DNA Ligase IV Guides End-Processing Choice during Nonhomologous End Joining
Michael P. Conlin,
Dylan A. Reid,
George W. Small,
Howard H. Chang,
Go Watanabe,
Michael R. Lieber,
Dale A. Ramsden,
Eli Rothenberg
Affiliations
Michael P. Conlin
Lineberger Comprehensive Cancer Center, Curriculum in Genetics and Molecular Biology, and Department of Biochemistry and Biophysics, University of North Carolina, Chapel Hill, NC 27599, USA
Dylan A. Reid
Department of Biochemistry and Molecular Pharmacology, New York University School of Medicine, New York, NY 10016, USA
George W. Small
Lineberger Comprehensive Cancer Center, Curriculum in Genetics and Molecular Biology, and Department of Biochemistry and Biophysics, University of North Carolina, Chapel Hill, NC 27599, USA
Howard H. Chang
University of Southern California Keck School of Medicine, Norris Comprehensive Cancer Center, Los Angeles, CA 90033, USA
Go Watanabe
University of Southern California Keck School of Medicine, Norris Comprehensive Cancer Center, Los Angeles, CA 90033, USA
Michael R. Lieber
University of Southern California Keck School of Medicine, Norris Comprehensive Cancer Center, Los Angeles, CA 90033, USA
Dale A. Ramsden
Lineberger Comprehensive Cancer Center, Curriculum in Genetics and Molecular Biology, and Department of Biochemistry and Biophysics, University of North Carolina, Chapel Hill, NC 27599, USA
Eli Rothenberg
Department of Biochemistry and Molecular Pharmacology, New York University School of Medicine, New York, NY 10016, USA
Nonhomologous end joining (NHEJ) must adapt to diverse end structures during repair of chromosome breaks.
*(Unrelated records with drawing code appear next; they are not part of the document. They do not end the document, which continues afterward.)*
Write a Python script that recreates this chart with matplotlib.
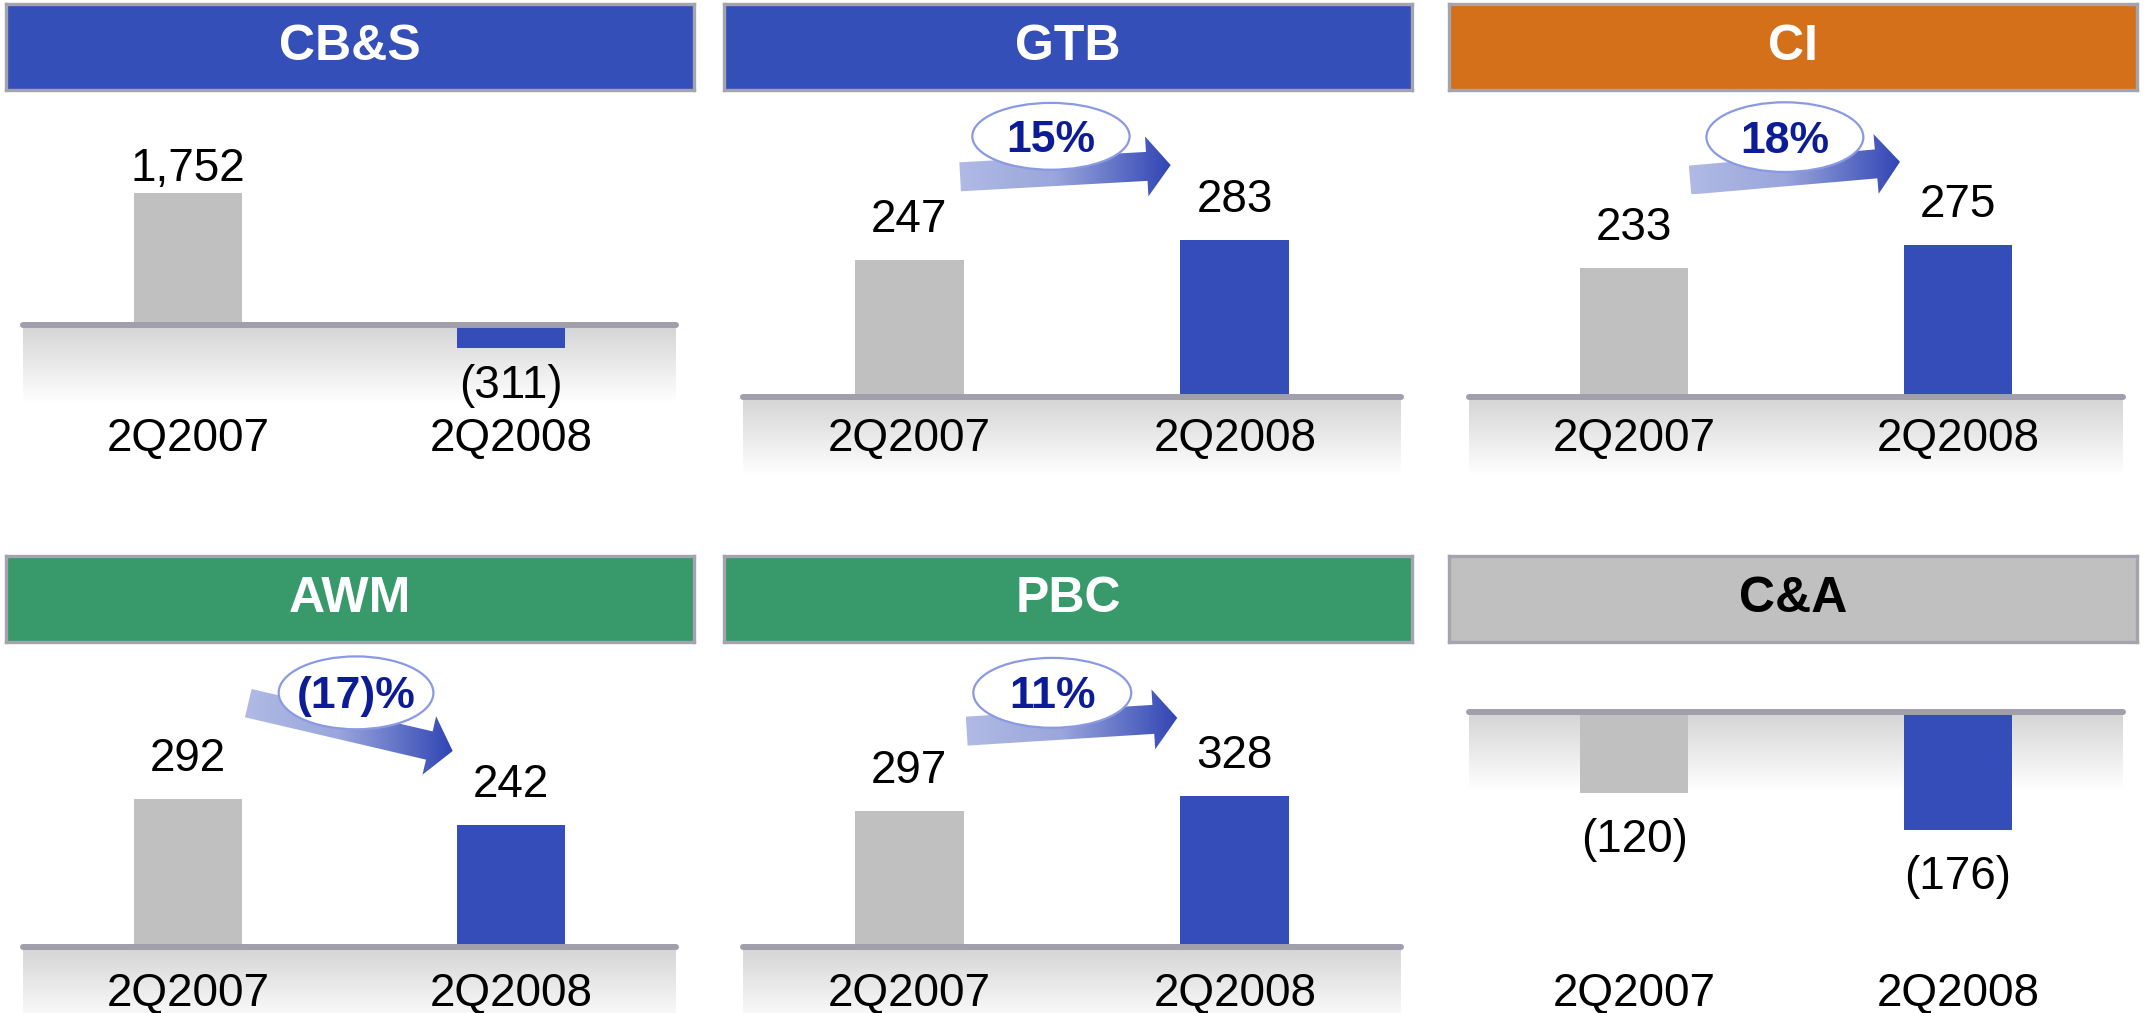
import matplotlib
matplotlib.use("Agg")
from matplotlib import pyplot as plt
from matplotlib.patches import Polygon, Ellipse
from matplotlib.colors import LinearSegmentedColormap
import matplotlib.transforms as mtransforms
import numpy as np

plt.rcParams['font.family'] = ['Liberation Sans', 'DejaVu Sans']

# income before taxes by segment, 2Q2007 vs 2Q2008
segments = ["CB&S", "GTB", "CI", "AWM", "PBC", "C&A"]
quarters = ["2Q2007", "2Q2008"]
q2_2007 = [1752, 247, 233, 292, 297, -120]
q2_2008 = [-311, 283, 275, 242, 328, -176]
changes = [None, "15%", "18%", "(17)%", "11%", None]

# colours
head_colors = ["#354FB9", "#354FB9", "#D4701A", "#389A6A", "#389A6A", "#C0C0C0"]
head_text = ["white", "white", "white", "white", "white", "black"]
bar_colors = ["#C0C0C0", "#344DB8"]
line_color = "#A09FAB"
pct_color = "#0C1C96"

# layout, in pixels of the 2149x1013 figure
W, H = 2149, 1013
col_x = [23, 743, 1469]
col_w = [653, 658, 654]
title_x = [6, 724, 1449]
title_w = 688
title_y = [4, 556]
title_h = 86
row_top = [95, 645]
row_bot = [500, 1013]
baseline_px = [325, 397, 397, 947, 947, 712]
px_per_unit = [0.0755, 0.555, 0.553, 0.506, 0.459, 0.672]
cat_px = [451, 1006]
pos_gap = [12, 28, 28, 28, 28, 28]
neg_gap = [50, 50, 50, 50, 50, 59]
# arrows in axes fraction: tail, tip, ellipse centre, ellipse size
arrows = {
    1: ((0.330, 0.798), (0.650, 0.827), (0.468, 0.898), (0.239, 0.165)),
    2: ((0.338, 0.790), (0.659, 0.835), (0.483, 0.896), (0.240, 0.172)),
    3: ((0.345, 0.842), (0.658, 0.712), (0.510, 0.870), (0.237, 0.198)),
    4: ((0.340, 0.766), (0.660, 0.802), (0.470, 0.870), (0.240, 0.190)),
}

XLO, XHI = -0.51, 1.51
BAR_W = 0.335
NUM_SIZE = 33

fade = LinearSegmentedColormap.from_list("fade", ["#D4D4D4", "#FFFFFF"])
arrow_cmap = LinearSegmentedColormap.from_list(
    "arr", [(0, "#B0BAE4"), (0.45, "#9AA6DC"), (1, "#3145B4")])


def px_axes(x, y, w, h):
    return fig.add_axes([x / W, 1 - (y + h) / H, w / W, h / H])


def draw_arrow(ax, axw, axh, tail, tip, ylo, yhi):
    t = np.array([tail[0] * axw, tail[1] * axh])
    p = np.array([tip[0] * axw, tip[1] * axh])
    u = (p - t) / np.linalg.norm(p - t)
    n = np.array([-u[1], u[0]])
    shaft, head, hlen = 14.5, 30, 24
    b = p - u * hlen
    pts = [t + n * shaft, b + n * shaft, b + n * head, p,
           b - n * head, b - n * shaft, t - n * shaft]
    pts = np.array(pts)
    # pixels -> data
    dx = XLO + pts[:, 0] / axw * (XHI - XLO)
    dy = ylo + pts[:, 1] / axh * (yhi - ylo)
    poly = Polygon(np.column_stack([dx, dy]), closed=True,
                   facecolor="none", edgecolor="none")
    ax.add_patch(poly)
    grad = np.linspace(0, 1, 256).reshape(1, -1)
    im = ax.imshow(grad, cmap=arrow_cmap, aspect="auto", zorder=4,
                   extent=(dx.min(), dx.max(), dy.min(), dy.max()))
    im.set_clip_path(poly)


fig = plt.figure(figsize=(W / 100, H / 100), dpi=100)

for i, seg in enumerate(segments):
    row, col = divmod(i, 3)

    # header bar
    hax = px_axes(title_x[col], title_y[row], title_w, title_h)
    hax.set_facecolor(head_colors[i])
    hax.set_xticks([])
    hax.set_yticks([])
    for sp in hax.spines.values():
        sp.set_color("#A4A4AE")
        sp.set_linewidth(2.4)
    hax.text(0.5, 0.5, seg, ha="center", va="center", fontsize=36,
             fontweight="bold", color=head_text[i], transform=hax.transAxes)

    # bars
    top, bot = row_top[row], row_bot[row]
    axw, axh = col_w[col], bot - top
    ax = px_axes(col_x[col], top, axw, axh)
    s = px_per_unit[i]
    ylo = -(bot - baseline_px[i]) / s
    yhi = (baseline_px[i] - top) / s

    ax.imshow(np.linspace(0, 1, 100).reshape(-1, 1), cmap=fade, aspect="auto",
              extent=(XLO, XHI, -78 / s, 0), zorder=0)

    vals = [q2_2007[i], q2_2008[i]]
    xs = np.arange(2)
    ax.bar(xs, vals, width=BAR_W, color=bar_colors, zorder=2)
    ax.plot([XLO, XHI], [0, 0], color=line_color, lw=4.3,
            solid_capstyle="round", clip_on=False, zorder=3)

    for x, v in zip(xs, vals):
        if v >= 0:
            txt = f"{v:,}"
            off = pos_gap[i] * 0.72
        else:
            txt = f"({-v:,})"
            off = -neg_gap[i] * 0.72
        ax.annotate(txt, (x, v), xytext=(0, off), textcoords="offset points",
                    ha="center", va="baseline", fontsize=NUM_SIZE, color="black")

    trans = mtransforms.blended_transform_factory(ax.transData, ax.transAxes)
    cy = (bot - cat_px[row]) / axh
    for x, q in zip(xs, quarters):
        ax.text(x, cy, q, transform=trans, ha="center", va="baseline",
                fontsize=NUM_SIZE, color="black", clip_on=False)

    if changes[i] is not None:
        tail, tip, ec, esz = arrows[i]
        draw_arrow(ax, axw, axh, tail, tip, ylo, yhi)
        ax.add_patch(Ellipse(ec, esz[0], esz[1], transform=ax.transAxes,
                             facecolor="white", edgecolor="#8A9AE2", lw=1.6,
                             zorder=5))
        ax.text(ec[0], ec[1] - 0.01, changes[i], transform=ax.transAxes,
                ha="center", va="center", fontsize=32, fontweight="bold",
                color=pct_color, zorder=6)

    ax.set_xlim(XLO, XHI)
    ax.set_ylim(ylo, yhi)
    ax.axis("off")

fig.savefig("out.png", dpi=100)
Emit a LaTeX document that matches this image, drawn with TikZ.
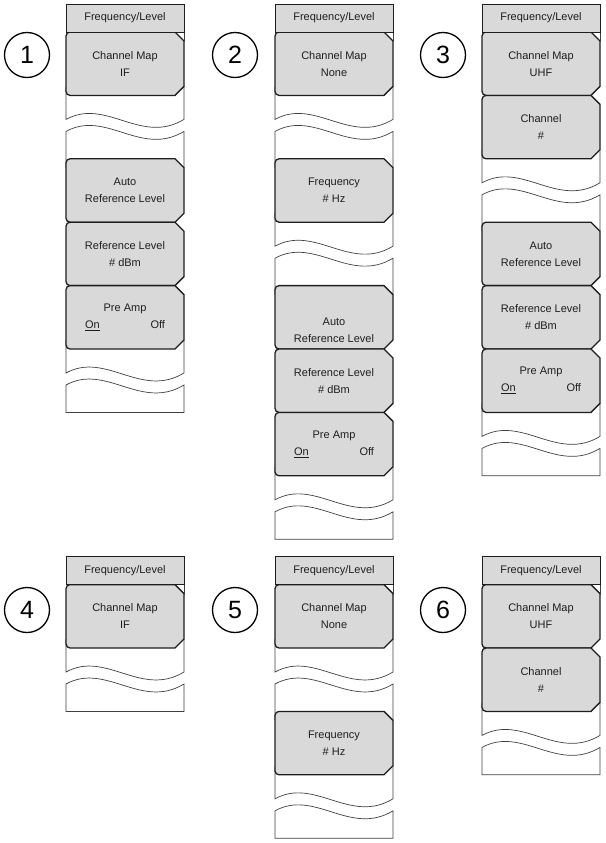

Here, we investigate the mechanistic basis for this flexibility. DNA ends are aligned in a paired-end complex (PEC) by Ku, XLF, XRCC4, and DNA ligase IV (LIG4); we show by single-molecule analysis how terminal mispairs lead to mobilization of ends within PECs and consequent sampling of more end-alignment configurations. This remodeling is essential for direct ligation of damaged and mispaired ends during cellular NHEJ, since remodeling and ligation of such ends both require a LIG4-specific structural motif, insert1. Insert1 is also required for PEC remodeling that enables nucleolytic processing when end structures block direct ligation. Accordingly, cells expressing LIG4 lacking insert1 are sensitive to ionizing radiation. Cellular NHEJ of diverse ends thus identifies the steps necessary for repair through LIG4-mediated sensing of differences in end structure and consequent dynamic remodeling of aligned ends.